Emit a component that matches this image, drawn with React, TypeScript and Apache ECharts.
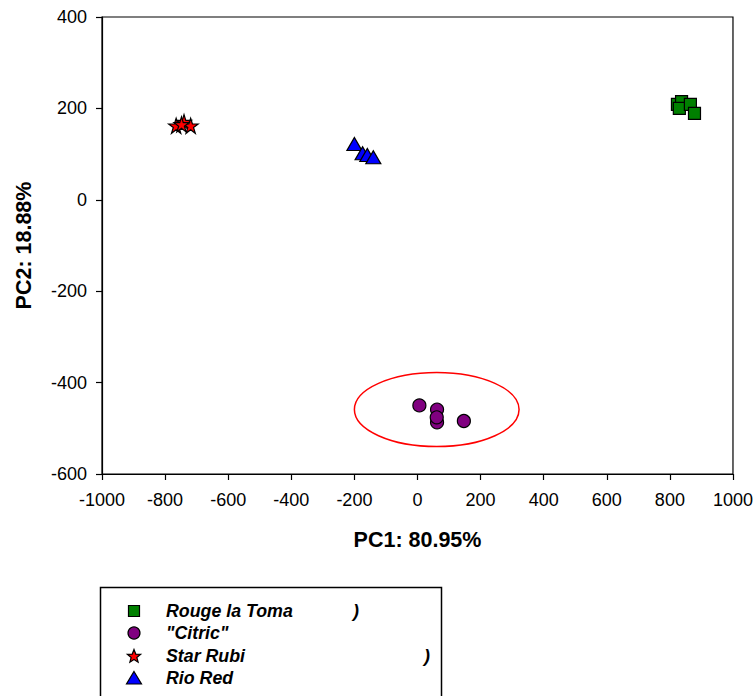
import React, { useEffect, useRef } from "react";
import * as echarts from "echarts";

// ---- Data (PC1, PC2) ----
const rougeLaToma: number[][] = [
  [824, 209],
  [837, 215],
  [830, 200],
  [865, 209],
  [878, 189],
];
const citric: number[][] = [
  [6, -450],
  [62, -459],
  [62, -487],
  [61, -476],
  [147, -484],
];
const starRubi: number[][] = [
  [-765, 162],
  [-740, 170],
  [-719, 162],
  [-748, 165],
];
const rioRed: number[][] = [
  [-200, 122],
  [-174, 102],
  [-159, 98],
  [-140, 93],
];
// ellipse annotation: cx, cy, rx, ry (data units)
const ellipseSpec: number[][] = [[61, -459, 261, 81]];

const seriesNames = ["Rouge la Toma", '"Citric"', "Star Rubi", "Rio Red"];
const seriesColors = ["#008000", "#800080", "#ff0000", "#0000ff"];

const xTicks = { min: -1000, max: 1000, interval: 200 };
const yTicks = { min: -600, max: 400, interval: 200 };

const xTitle = "PC1: 80.95%";
const yTitle = "PC2: 18.88%";

const STAR_PATH =
  "path://M50,0 L61.2,34.5 L97.6,34.5 L68.2,55.9 L79.4,90.5 L50,69.1 L20.6,90.5 L31.8,55.9 L2.4,34.5 L38.8,34.5 Z";

const FONT = "'Liberation Sans', Arial, Helvetica, sans-serif";

function starPoints(cx: number, cy: number, ro: number, ri: number): number[][] {
  const pts: number[][] = [];
  for (let i = 0; i < 10; i++) {
    const r = i % 2 === 0 ? ro : ri;
    const a = -Math.PI / 2 + (i * Math.PI) / 5;
    pts.push([cx + r * Math.cos(a), cy + r * Math.sin(a)]);
  }
  return pts;
}

export default function App() {
  const ref = useRef<HTMLDivElement>(null);
  useEffect(() => {
    if (!ref.current) return;
    const chart = echarts.init(ref.current, null, { renderer: "svg" });

    const legendX = 134;
    const textX = 166;
    const rows = [611, 633, 656, 678];
    const itemFont = `italic bold 17.8px ${FONT}`;
    const stroke = { stroke: "#000", lineWidth: 1.2 };

    const legendGraphics: any[] = [
      {
        type: "rect",
        shape: { x: 100.5, y: 587.5, width: 341, height: 140 },
        style: { fill: "#fff", stroke: "#000", lineWidth: 1.5 },
        z: 10,
      },
      {
        type: "rect",
        shape: { x: legendX - 5.5, y: rows[0] - 5.5, width: 11, height: 11 },
        style: { fill: seriesColors[0], ...stroke },
        z: 11,
      },
      {
        type: "circle",
        shape: { cx: legendX, cy: rows[1], r: 6 },
        style: { fill: seriesColors[1], ...stroke },
        z: 11,
      },
      {
        type: "polygon",
        shape: { points: starPoints(legendX, rows[2] + 0.5, 7, 3) },
        style: { fill: seriesColors[2], ...stroke },
        z: 11,
      },
      {
        type: "polygon",
        shape: {
          points: [
            [legendX, rows[3] - 6.5],
            [legendX + 7.5, rows[3] + 6],
            [legendX - 7.5, rows[3] + 6],
          ],
        },
        style: { fill: seriesColors[3], ...stroke },
        z: 11,
      },
      ...seriesNames.map((n, i) => ({
        type: "text",
        x: textX,
        y: rows[i],
        style: {
          text: n,
          font: itemFont,
          fill: "#000",
          verticalAlign: "middle",
          align: "left",
        },
        z: 11,
      })),
      {
        type: "text",
        x: 353,
        y: rows[0],
        style: { text: ")", font: itemFont, fill: "#000", verticalAlign: "middle" },
        z: 11,
      },
      {
        type: "text",
        x: 424,
        y: rows[2],
        style: { text: ")", font: itemFont, fill: "#000", verticalAlign: "middle" },
        z: 11,
      },
    ];

    const symbolStyle = { borderColor: "#000", borderWidth: 1.2, opacity: 1 };
    const fmt = (v: number) => String(v);

    chart.setOption({
      animation: false,
      backgroundColor: "#fff",
      textStyle: { fontFamily: FONT },
      grid: {
        left: 102,
        top: 17,
        width: 633,
        height: 457,
        show: true,
        borderColor: "#000",
        borderWidth: 1.2,
        backgroundColor: "transparent",
      },
      xAxis: {
        type: "value",
        min: xTicks.min,
        max: xTicks.max,
        interval: xTicks.interval,
        name: xTitle,
        nameLocation: "middle",
        nameGap: 55,
        nameTextStyle: { fontSize: 21.5, fontWeight: "bold", color: "#000", fontFamily: FONT },
        axisLine: { show: true, onZero: false, lineStyle: { color: "#000", width: 1.2 } },
        axisTick: { show: true, inside: false, length: 6, lineStyle: { color: "#000", width: 1.2 } },
        axisLabel: { fontSize: 18, color: "#000", margin: 17, fontFamily: FONT, formatter: fmt },
        splitLine: { show: false },
      },
      yAxis: {
        type: "value",
        min: yTicks.min,
        max: yTicks.max,
        interval: yTicks.interval,
        name: yTitle,
        nameLocation: "middle",
        nameGap: 67,
        nameRotate: 90,
        nameTextStyle: { fontSize: 21.5, fontWeight: "bold", color: "#000", fontFamily: FONT },
        axisLine: { show: true, onZero: false, lineStyle: { color: "#000", width: 1.2 } },
        axisTick: { show: true, inside: false, length: 6, lineStyle: { color: "#000", width: 1.2 } },
        axisLabel: { fontSize: 18, color: "#000", margin: 15, fontFamily: FONT, formatter: fmt },
        splitLine: { show: false },
      },
      series: [
        {
          type: "custom",
          name: "ellipse",
          data: ellipseSpec,
          encode: { x: 0, y: 1 },
          silent: true,
          z: 1,
          renderItem: (_params: any, api: any) => {
            const c = api.coord([api.value(0), api.value(1)]);
            const s = api.size([api.value(2), api.value(3)]);
            return {
              type: "ellipse",
              shape: { cx: c[0], cy: c[1], rx: s[0], ry: s[1] },
              style: { fill: "none", stroke: "#ff0000", lineWidth: 1.5 },
            };
          },
        },
        {
          type: "scatter",
          name: seriesNames[0],
          data: rougeLaToma,
          symbol: "rect",
          symbolSize: 12,
          itemStyle: { color: seriesColors[0], ...symbolStyle },
          z: 3,
        },
        {
          type: "scatter",
          name: seriesNames[1],
          data: citric,
          symbol: "circle",
          symbolSize: 13,
          itemStyle: { color: seriesColors[1], ...symbolStyle },
          z: 3,
        },
        {
          type: "scatter",
          name: seriesNames[2],
          data: starRubi,
          symbol: STAR_PATH,
          symbolSize: 15,
          itemStyle: { color: seriesColors[2], ...symbolStyle },
          z: 3,
        },
        {
          type: "scatter",
          name: seriesNames[3],
          data: rioRed,
          symbol: "triangle",
          symbolSize: [15, 13],
          itemStyle: { color: seriesColors[3], ...symbolStyle },
          z: 3,
        },
      ],
      graphic: legendGraphics,
    });
    return () => chart.dispose();
  }, []);

  return (
    <div
      ref={ref}
      style={{ position: "absolute", left: 0, top: 0, width: 756, height: 696 }}
    />
  );
}
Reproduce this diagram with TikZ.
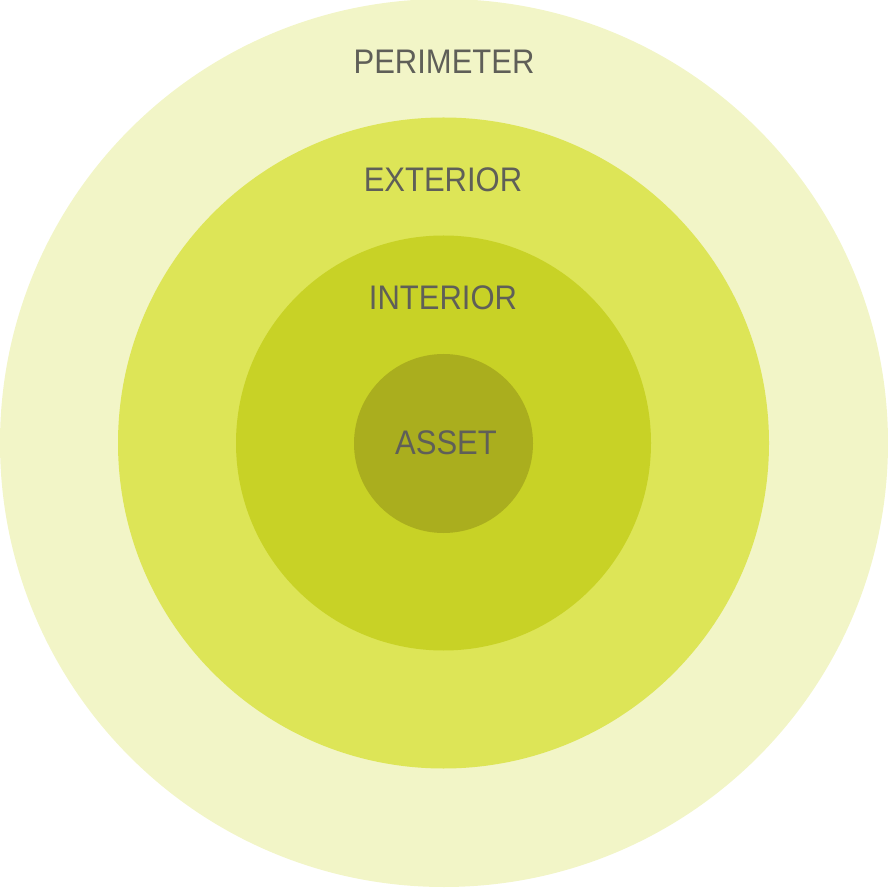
\documentclass[tikz,border=0pt]{standalone}
\usepackage{fontspec}
\usepackage{graphicx}
\setmainfont{Liberation Sans}
\definecolor{cperim}{RGB}{242,245,199}
\definecolor{cext}{RGB}{221,229,87}
\definecolor{cint}{RGB}{200,210,38}
\definecolor{casset}{RGB}{170,174,30}
\definecolor{ctext}{RGB}{95,95,88}
\newcommand{\tallcaps}[1]{\scalebox{1}[1.1]{#1}}
\begin{document}
\begin{tikzpicture}[x=1pt,y=1pt,
  ring/.style={circle,inner sep=0pt,draw=none},
  lbl/.style={text=ctext,font=\fontsize{31}{31}\selectfont,inner sep=0pt,anchor=center}]
\useasboundingbox (0,0) rectangle (888,887);
\node[ring,fill=cperim,minimum size=888pt] (perim) at (444,444) {};
\node[ring,fill=cext,minimum size=651pt] (ext) at (443.5,444) {};
\node[ring,fill=cint,minimum size=415pt] (int) at (443.5,444) {};
\node[ring,fill=casset,minimum size=179pt] (asset) at (443.5,443.5) {};
\node[lbl] (tperim) at (444,825) {\tallcaps{PERIMETER}};
\node[lbl] (text) at (443,707) {\tallcaps{EXTERIOR}};
\node[lbl] (tint) at (443,589) {\tallcaps{INTERIOR}};
\node[lbl] (tasset) at (446,444) {\tallcaps{ASSET}};
\end{tikzpicture}
\end{document}
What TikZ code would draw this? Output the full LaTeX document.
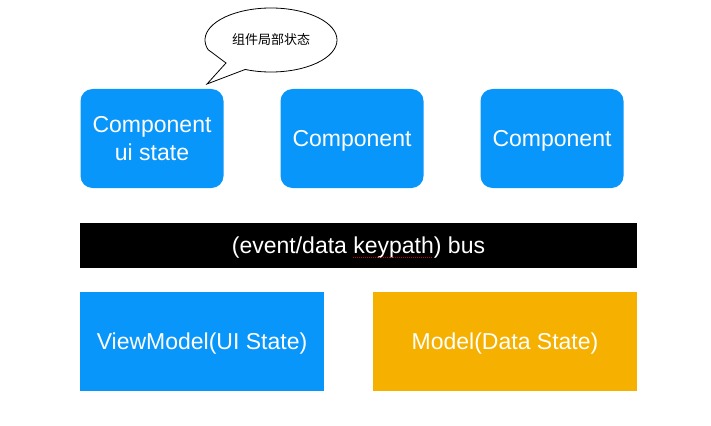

### [Task directions]
Skip the pictures and restate exactly the lines from the beginning of the listing to the line with "L61.2,34.5 L97.6,34.5 L68.2,55.9", that line included.

### [Expected answer]
Emit a component that matches this image, drawn with React, TypeScript and Apache ECharts.
import React, { useEffect, useRef } from "react";
import * as echarts from "echarts";

// ---- Data (PC1, PC2) ----
const rougeLaToma: number[][] = [
  [824, 209],
  [837, 215],
  [830, 200],
  [865, 209],
  [878, 189],
];
const citric: number[][] = [
  [6, -450],
  [62, -459],
  [62, -487],
  [61, -476],
  [147, -484],
];
const starRubi: number[][] = [
  [-765, 162],
  [-740, 170],
  [-719, 162],
  [-748, 165],
];
const rioRed: number[][] = [
  [-200, 122],
  [-174, 102],
  [-159, 98],
  [-140, 93],
];
// ellipse annotation: cx, cy, rx, ry (data units)
const ellipseSpec: number[][] = [[61, -459, 261, 81]];

const seriesNames = ["Rouge la Toma", '"Citric"', "Star Rubi", "Rio Red"];
const seriesColors = ["#008000", "#800080", "#ff0000", "#0000ff"];

const xTicks = { min: -1000, max: 1000, interval: 200 };
const yTicks = { min: -600, max: 400, interval: 200 };

const xTitle = "PC1: 80.95%";
const yTitle = "PC2: 18.88%";

const STAR_PATH =
  "path://M50,0 L61.2,34.5 L97.6,34.5 L68.2,55.9 L79.4,90.5 L50,69.1 L20.6,90.5 L31.8,55.9 L2.4,34.5 L38.8,34.5 Z";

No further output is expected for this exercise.